The same video also has 304k Dislikes, more than seven times the amount of Likes, and that's the sole reason why I took a double take and tried to find out what the heck was wrong with this game that people hated it so much.
Now, on the Fediverse, the entire upvote/downvote thing is a whole lot smaller - no multimillion dollar companies trying to sell stuff, but private people discussing opinions and sharing memes and the like ... but the core concept is the same. If someone is behaving like an asshole and gets 20 upvotes every comment, then they might feel vindicated with their shitty opinion because it looks like a lot of positive feedback.
If the same comments also get 150 downvotes at the same time, the statement from the community is suddenly completely different. But this can only happen IF there is the ability to downvote stuff.
Is is a perfect system? Far from it. But I'd still rather keep the ability to downvote for situations like these.
This is community-evaluated content, and downvotes are a tool used for evaluation. So I think they make sense.
That being said, I don't believe they should be public by default. People are nuts these days, especially online, and I don't want to catch an online stalker or some nazi sliding aggro into my DMs because I downvoted their post.
I think there are benefits to being able to see downvotes. By looking at the posts & comments of someone who downvoted something, you can come up with an idea of why. Additionally, it can make people think more before handing out a downvote — if you know that people can check that it was you who downvoted, you're more likely to consider whether you can actually justify your downvote.
But of course, someone could go harassing people who downvote them (e.g., in DMs), and that possibility can make people less likely to downvote at all. I think that with a good block feature, harassment from downvotes won't be that big an issue, but there's definitely good reason to hide who downvoted something. I don't strongly lean either way.
(And as a side note, I really like being able to see who upvoted something as well.

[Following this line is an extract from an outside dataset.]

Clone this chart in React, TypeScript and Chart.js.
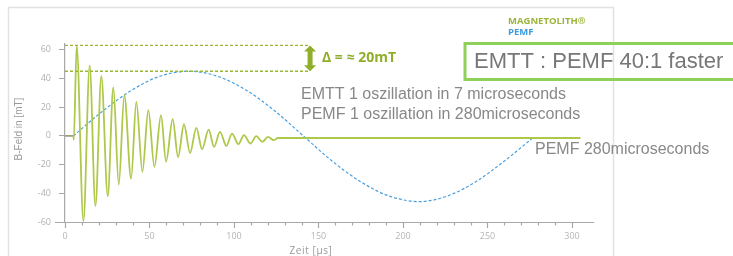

It's just neat info to know tbh, especially in smaller communities.)
I agree. And I have already seen it. People going to inspect the vote history on all their own comments, then complaining that another person is going around downvoting them. Because I am exceptionally nosy, on 2 occasions I actually went to check to see if it was true. In both cases it did seem to be the case although neither downvoter was really vigorous. Like half the commenter's recent posts were downvoted by the same person.
OTOH my understanding is that it is required in order for votes/boosts to propagate in federation. If there was a technical workaround that people felt confident in, I think it would be better hidden. For that % of people where it really just makes them crazy and they can't resist checking.
I'm going to go against the grain and say I don't like them - I think they can reduce quality of discussion (i.e., encouraging laziness, much easier to hit the down button than explain to someone why they're wrong and risk getting downvoted yourself).
If we have them though I think you should be able to see who gave them out, the facelessness of it is the biggest problem.
I want a community that values feedback. Downvotes are a form of feedback (low response effort too!) that anyone who is a part of that can choose to engage with, even people who don’t want a comment history at all. I have used them in the past to reflect on myself, and the community I was a part of as well.
A slightly different opinion: I think you should have them but not show totals anywhere, that way they can still be used to sort popular posts and comments and to filter out terrible ones, but people don't judge the quality by the number next to it or obsess over their imaginary internet points.
To copy and paste my comment from another thread regarding down votes:
I never really saw the point of downvotes/reduces on Lemmy and Kbin. There isn't an equivalent of those actions on other Fediverse projects (except if you count reactions on Pleroma) and it causes problems like what you have described [in the thread the OP was describing being downvote bombed through no fault of their own].
I use the kbin enhancement script's option to hide the reduce button because I have no reason to touch it.
Reddit has downvotes as a means of rating down content that doesn't contribute to the discussion or is spammy, but it tends to be used as a lazy "I disagree" button that attracts bandwaggoning. Why put in the effort to explain why you disagree with something when you can just hit the down arrow and be done?
I do not know what the intended purpose of downvotes/reduces is here on Kbin. Is it a lazy disagree button or is it like what Reddit intends where comments and posts that don't contribute should be downvoted?
Some of the best viewing of posts/discussions come from sorting controversially, which is coming. Downvotes are required for this. I like downvotes. I even think it’s pretty funny when people get so mad about being downvoted. I do not agree with the kbin way of making them all visible though.